10% are building custom images with modifications.

In hindsight this was another ambiguous question because we don’t really know why or whether people were counting having to build their own Kafka Connect images here or not.

Accessing Kafka

Using TLS for within-Kubernetes access is far-and-away the most common way of accessing the Kafka cluster.
For external access it was a fairly even split between routes, ingress or loadbalancer.
Relatively few people were using nodeport for out of cluster access, only 8%.

Authentication and authorization

Most people said they were using TLS client authentication, followed by Oauth authentication and then SCRAM-SHA.

Perhaps surprisingly Keycloak was the most popular solution for authorization and OPA was as popular as Kafka’s native ACLs.

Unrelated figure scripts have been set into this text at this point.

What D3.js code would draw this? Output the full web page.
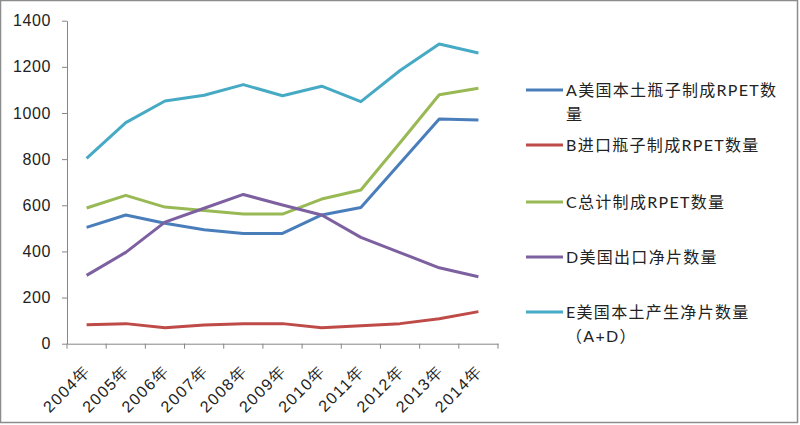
<!DOCTYPE html>
<html>
<head>
<meta charset="utf-8">
<script src="https://cdn.jsdelivr.net/npm/d3@7"></script>
<style>
  body { margin: 0; background: #fff; }
  svg { font-family: Lato, "Noto Sans CJK SC", sans-serif; }
</style>
</head>
<body>
<svg width="800" height="425"></svg>
<script>
const years = ["2004年", "2005年", "2006年", "2007年", "2008年", "2009年", "2010年", "2011年", "2012年", "2013年", "2014年"];
const seriesA = [504, 558, 522, 494, 478, 478, 558, 590, 782, 974, 970];
const seriesB = [82, 87, 69, 81, 87, 87, 69, 78, 87, 108, 139];
const seriesC = [588, 643, 592, 577, 562, 562, 627, 666, 871, 1079, 1107];
const seriesD = [296, 396, 527, 587, 647, 601, 558, 461, 395, 329, 290];
const seriesE = [803, 958, 1052, 1077, 1123, 1075, 1116, 1049, 1184, 1299, 1260];
const yTicks = [0, 200, 400, 600, 800, 1000, 1200, 1400];

const series = [
  { name: ["A美国本土瓶子制成RPET数", "量"], values: seriesA, color: "#4a7ebb", ly: 90 },
  { name: ["B进口瓶子制成RPET数量"], values: seriesB, color: "#be4b48", ly: 145 },
  { name: ["C总计制成RPET数量"], values: seriesC, color: "#98b954", ly: 202 },
  { name: ["D美国出口净片数量"], values: seriesD, color: "#7d60a0", ly: 257 },
  { name: ["E美国本土产生净片数量", "（A+D）"], values: seriesE, color: "#46aac5", ly: 312 }
];

const svg = d3.select("svg");

// frame round the picture
svg.append("rect")
  .attr("x", 0.5).attr("y", 0.5).attr("width", 797).attr("height", 422)
  .attr("fill", "#fff").attr("stroke", "#8c8c8c").attr("stroke-width", 1.5);

const x = d3.scaleBand().domain(years).range([67, 498]);
const y = d3.scaleLinear().domain([0, 1400]).range([343.7, 20.7]);

const g = svg.append("g");

// y axis
const yAxis = g.append("g")
  .attr("transform", "translate(67,0)")
  .call(d3.axisLeft(y).tickValues(yTicks).tickFormat(d3.format("d")).tickSize(5).tickPadding(11).tickSizeOuter(0));
yAxis.select(".domain").attr("stroke", "#868686");
yAxis.selectAll(".tick line").attr("stroke", "#868686");
yAxis.selectAll("text").attr("font-size", 16).attr("fill", "#222").attr("letter-spacing", 0.6);

// x axis
const xAxis = g.append("g")
  .attr("transform", "translate(0," + y(0) + ")")
  .call(d3.axisBottom(x).tickSize(0).tickSizeOuter(0));
xAxis.select(".domain").attr("stroke", "#868686");
xAxis.selectAll(".tick line").remove();
// band boundary ticks
const bounds = years.map(d => x(d)).concat([x.range()[1]]);
xAxis.selectAll(".bound")
  .data(bounds)
  .enter()
  .append("line")
    .attr("x1", d => d).attr("x2", d => d)
    .attr("y1", 0).attr("y2", 5)
    .attr("stroke", "#868686");
xAxis.selectAll(".tick text")
  .attr("font-size", 16)
  .attr("fill", "#222")
  .attr("letter-spacing", 1.5)
  .attr("text-anchor", "end")
  .attr("y", 0)
  .attr("dy", 0)
  .attr("transform", "translate(5,28) rotate(-45)");

// lines
const line = d3.line()
  .x((d, i) => x(years[i]) + x.bandwidth() / 2)
  .y(d => y(d));

g.selectAll(".series")
  .data(series)
  .enter()
  .append("path")
    .attr("d", d => line(d.values))
    .attr("fill", "none")
    .attr("stroke", d => d.color)
    .attr("stroke-width", 3)
    .attr("stroke-linejoin", "round");

// legend
const legend = svg.selectAll(".legend")
  .data(series)
  .enter()
  .append("g")
    .attr("transform", d => "translate(526," + d.ly + ")");

legend.append("line")
  .attr("x1", 0).attr("x2", 37)
  .attr("stroke", d => d.color)
  .attr("stroke-width", 3);

legend.each(function(d) {
  const t = d3.select(this).append("text")
    .attr("font-size", 16)
    .attr("letter-spacing", 1.3)
    .attr("fill", "#222");
  d.name.forEach((s, i) => {
    t.append("tspan")
      .attr("x", 40)
      .attr("y", i * 24 + 6)
      .text(s);
  });
});
</script>
</body>
</html>
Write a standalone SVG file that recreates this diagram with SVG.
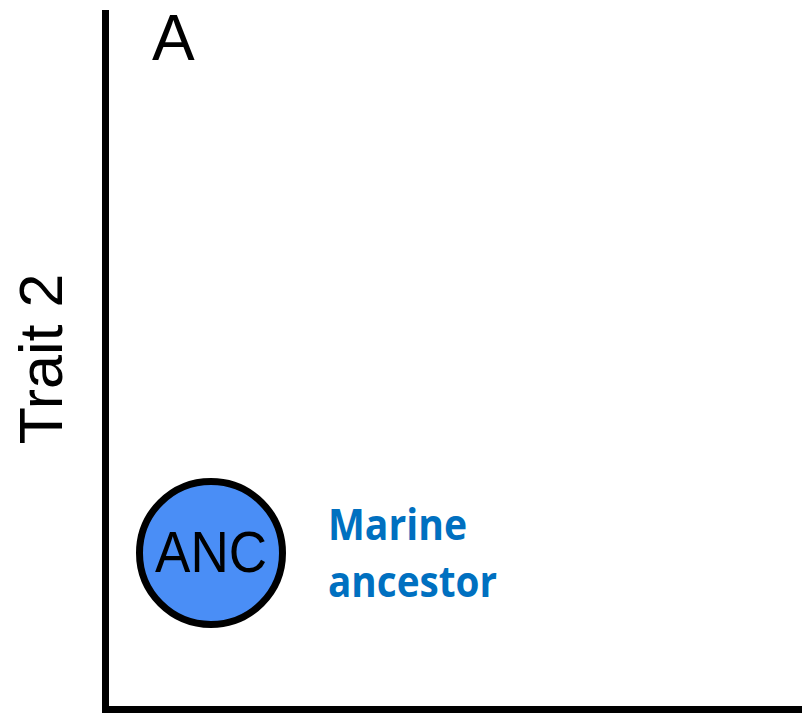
<svg xmlns="http://www.w3.org/2000/svg" width="802" height="713" viewBox="0 0 802 713">
<style>
.axis{stroke:#000;stroke-width:7;fill:none}
.lbl{font-family:"Liberation Sans",Arial,sans-serif;fill:#000}
.blue{font-family:"Open Sans","Liberation Sans",sans-serif;font-weight:bold;fill:#0070c0}
</style>
<rect width="802" height="713" fill="#fff"/>
<g id="axes">
<line class="axis" x1="105.5" y1="10" x2="105.5" y2="709.5"/>
<line class="axis" x1="102" y1="709.5" x2="802" y2="709.5"/>
</g>
<text class="lbl" x="152" y="60" font-size="64">A</text>
<text class="lbl" font-size="61" text-anchor="middle" transform="translate(62,359) rotate(-90)">Trait 2</text>
<g id="anc">
<circle cx="211" cy="553" r="71.5" fill="#4a8ef6" stroke="#000" stroke-width="7"/>
<text class="lbl" x="211" y="572" font-size="57" text-anchor="middle" textLength="112" lengthAdjust="spacingAndGlyphs">ANC</text>
</g>
<g id="label">
<text class="blue" x="328" y="540" font-size="43" textLength="139" lengthAdjust="spacingAndGlyphs">Marine</text>
<text class="blue" x="328" y="597" font-size="43" textLength="169" lengthAdjust="spacingAndGlyphs">ancestor</text>
</g>
</svg>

This is another question where answers from future survey will be interesting, given OPA’s flexibility and typical enterprise authorization needs.

Docs

We got some detailed feedback about the documentation, which was a mixture of both structured and free text answers. Of note:

Some people had trouble finding the documentation they needed, even though it existed. We’ll be making some changes to the website to better signpost people to resources they might find useful.
Naturally people are always interested in how to take a project like Strimzi and turn it into their production cluster suitable for their infrastructure and workload. This is really hard to do because so much depends on that infrastructure and workload that it’s difficult to write documentation that is universally applicable. Or, in other words, it’s easy to end up with documentation which is so full of caveats and unknowns that it’s not actually useful to anybody.
People were interested in more documentation around mirror maker and replication. Without making any promises, this seems very reasonable and we’ll see what we can do.

Conclusion

If you’re read this far you’ll see that we made a bunch of mistakes in writing the survey questions which we will learn from if we do this again next year.

We’ve also gained some useful insights into how people (or at least those who did the survey) are using Strimzi and this will help guide our efforts going forward.